▶ WRITTEN PROBLEM:
Extract only the first line of the listing and every line after it up to and including the one with "7.6, 7.8, 8.0]". Omit the pictures.
## begin SUPPLIED DATA
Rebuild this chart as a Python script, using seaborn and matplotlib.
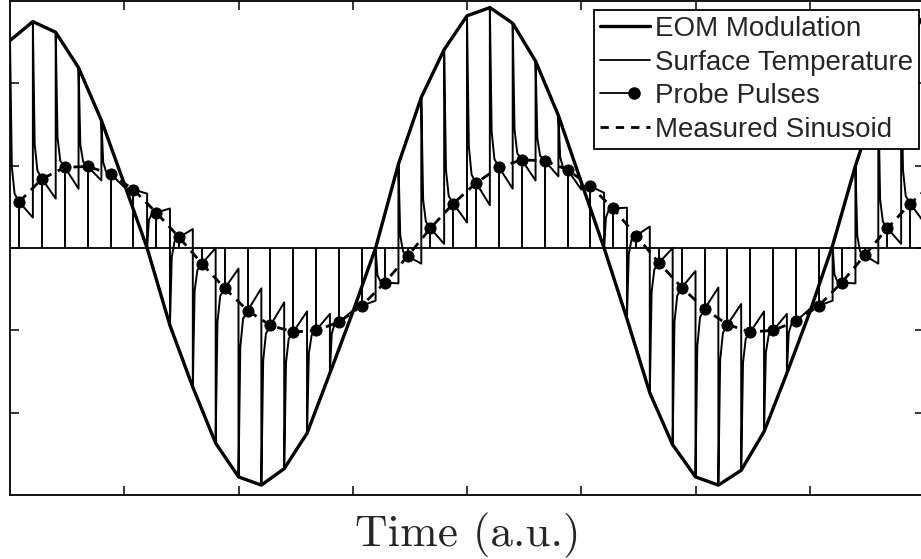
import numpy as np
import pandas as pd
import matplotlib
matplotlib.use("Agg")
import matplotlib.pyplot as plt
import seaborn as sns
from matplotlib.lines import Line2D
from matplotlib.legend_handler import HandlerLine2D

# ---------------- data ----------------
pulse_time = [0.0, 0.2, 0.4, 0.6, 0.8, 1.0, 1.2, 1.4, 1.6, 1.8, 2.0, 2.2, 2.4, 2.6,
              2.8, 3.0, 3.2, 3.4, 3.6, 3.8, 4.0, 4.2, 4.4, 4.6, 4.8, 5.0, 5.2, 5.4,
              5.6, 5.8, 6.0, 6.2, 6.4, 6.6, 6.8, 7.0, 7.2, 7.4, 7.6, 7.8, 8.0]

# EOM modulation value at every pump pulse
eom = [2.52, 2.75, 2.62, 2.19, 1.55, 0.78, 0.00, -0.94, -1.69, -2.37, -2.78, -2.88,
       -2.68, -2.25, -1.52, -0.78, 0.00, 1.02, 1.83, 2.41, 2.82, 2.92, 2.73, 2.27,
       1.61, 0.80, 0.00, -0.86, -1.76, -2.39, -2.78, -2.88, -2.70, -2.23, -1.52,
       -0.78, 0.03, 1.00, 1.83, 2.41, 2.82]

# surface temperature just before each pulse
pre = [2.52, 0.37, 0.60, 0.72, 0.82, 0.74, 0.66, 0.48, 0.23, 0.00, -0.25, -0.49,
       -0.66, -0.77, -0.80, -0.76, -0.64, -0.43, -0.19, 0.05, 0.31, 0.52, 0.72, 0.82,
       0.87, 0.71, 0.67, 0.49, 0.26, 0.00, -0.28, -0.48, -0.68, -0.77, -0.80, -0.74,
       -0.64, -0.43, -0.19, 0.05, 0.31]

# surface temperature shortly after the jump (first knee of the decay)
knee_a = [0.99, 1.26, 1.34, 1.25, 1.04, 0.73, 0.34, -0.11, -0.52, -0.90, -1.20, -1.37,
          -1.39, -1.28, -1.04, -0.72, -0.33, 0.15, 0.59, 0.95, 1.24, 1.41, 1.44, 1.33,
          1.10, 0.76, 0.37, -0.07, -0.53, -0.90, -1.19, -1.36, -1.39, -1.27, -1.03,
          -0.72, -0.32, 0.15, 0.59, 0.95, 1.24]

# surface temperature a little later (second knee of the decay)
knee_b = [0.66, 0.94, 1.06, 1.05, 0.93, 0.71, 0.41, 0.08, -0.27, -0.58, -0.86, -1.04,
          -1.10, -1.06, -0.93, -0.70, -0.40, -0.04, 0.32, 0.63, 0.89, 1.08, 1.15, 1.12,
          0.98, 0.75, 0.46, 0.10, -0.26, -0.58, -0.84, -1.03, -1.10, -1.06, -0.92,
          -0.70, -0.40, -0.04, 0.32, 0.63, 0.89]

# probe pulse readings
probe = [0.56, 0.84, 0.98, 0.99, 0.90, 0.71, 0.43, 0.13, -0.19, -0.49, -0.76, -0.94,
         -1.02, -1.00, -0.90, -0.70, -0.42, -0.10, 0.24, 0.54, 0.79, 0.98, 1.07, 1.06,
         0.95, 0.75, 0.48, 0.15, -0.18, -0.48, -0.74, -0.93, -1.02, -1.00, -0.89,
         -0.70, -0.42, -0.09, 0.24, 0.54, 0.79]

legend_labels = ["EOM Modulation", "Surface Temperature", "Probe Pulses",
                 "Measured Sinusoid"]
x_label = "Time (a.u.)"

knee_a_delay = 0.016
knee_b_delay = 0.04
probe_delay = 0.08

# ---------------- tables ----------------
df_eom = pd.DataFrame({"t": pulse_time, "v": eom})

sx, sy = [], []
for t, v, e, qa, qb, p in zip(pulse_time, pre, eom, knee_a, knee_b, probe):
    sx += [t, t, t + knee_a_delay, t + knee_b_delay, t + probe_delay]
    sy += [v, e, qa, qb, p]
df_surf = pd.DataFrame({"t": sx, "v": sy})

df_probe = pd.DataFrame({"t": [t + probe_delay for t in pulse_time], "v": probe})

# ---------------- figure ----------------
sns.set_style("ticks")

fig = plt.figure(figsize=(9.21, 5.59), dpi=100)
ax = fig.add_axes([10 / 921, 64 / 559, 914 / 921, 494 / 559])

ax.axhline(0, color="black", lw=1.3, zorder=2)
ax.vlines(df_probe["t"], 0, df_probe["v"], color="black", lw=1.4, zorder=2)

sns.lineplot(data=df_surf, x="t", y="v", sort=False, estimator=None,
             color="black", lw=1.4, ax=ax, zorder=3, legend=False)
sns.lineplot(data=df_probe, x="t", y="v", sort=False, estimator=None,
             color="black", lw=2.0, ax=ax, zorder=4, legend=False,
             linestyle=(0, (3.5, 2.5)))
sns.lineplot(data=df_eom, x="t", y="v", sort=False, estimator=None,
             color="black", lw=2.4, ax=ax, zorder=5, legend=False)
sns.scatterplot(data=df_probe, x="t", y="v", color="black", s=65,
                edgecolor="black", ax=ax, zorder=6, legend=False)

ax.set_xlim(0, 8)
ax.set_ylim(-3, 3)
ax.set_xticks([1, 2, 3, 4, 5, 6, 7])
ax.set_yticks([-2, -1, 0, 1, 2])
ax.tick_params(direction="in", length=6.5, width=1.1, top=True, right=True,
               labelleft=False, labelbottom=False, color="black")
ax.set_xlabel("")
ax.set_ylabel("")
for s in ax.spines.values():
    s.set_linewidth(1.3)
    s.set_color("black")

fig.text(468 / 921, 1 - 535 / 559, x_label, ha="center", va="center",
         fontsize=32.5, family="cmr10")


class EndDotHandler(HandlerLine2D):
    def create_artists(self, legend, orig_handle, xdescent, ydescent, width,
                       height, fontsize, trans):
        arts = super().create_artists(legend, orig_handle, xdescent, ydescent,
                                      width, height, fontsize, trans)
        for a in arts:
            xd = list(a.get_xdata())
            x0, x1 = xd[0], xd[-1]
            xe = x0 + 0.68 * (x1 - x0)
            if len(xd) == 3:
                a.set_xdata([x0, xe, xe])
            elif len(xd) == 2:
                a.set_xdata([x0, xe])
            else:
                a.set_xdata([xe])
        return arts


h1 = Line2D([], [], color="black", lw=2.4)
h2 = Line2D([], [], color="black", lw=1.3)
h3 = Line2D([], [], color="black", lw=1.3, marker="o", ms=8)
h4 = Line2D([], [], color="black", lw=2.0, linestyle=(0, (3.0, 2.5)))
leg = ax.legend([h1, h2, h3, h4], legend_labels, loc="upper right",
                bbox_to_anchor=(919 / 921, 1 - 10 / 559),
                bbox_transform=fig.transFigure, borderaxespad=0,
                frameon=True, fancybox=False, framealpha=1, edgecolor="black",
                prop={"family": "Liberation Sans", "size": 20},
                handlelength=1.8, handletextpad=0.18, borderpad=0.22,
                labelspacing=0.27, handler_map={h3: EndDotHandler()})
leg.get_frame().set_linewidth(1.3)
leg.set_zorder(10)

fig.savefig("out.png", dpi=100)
## end SUPPLIED DATA
▶ FINISHED TASK:
Rebuild this chart as a Python script, using seaborn and matplotlib.
import numpy as np
import pandas as pd
import matplotlib
matplotlib.use("Agg")
import matplotlib.pyplot as plt
import seaborn as sns
from matplotlib.lines import Line2D
from matplotlib.legend_handler import HandlerLine2D

# ---------------- data ----------------
pulse_time = [0.0, 0.2, 0.4, 0.6, 0.8, 1.0, 1.2, 1.4, 1.6, 1.8, 2.0, 2.2, 2.4, 2.6,
              2.8, 3.0, 3.2, 3.4, 3.6, 3.8, 4.0, 4.2, 4.4, 4.6, 4.8, 5.0, 5.2, 5.4,
              5.6, 5.8, 6.0, 6.2, 6.4, 6.6, 6.8, 7.0, 7.2, 7.4, 7.6, 7.8, 8.0]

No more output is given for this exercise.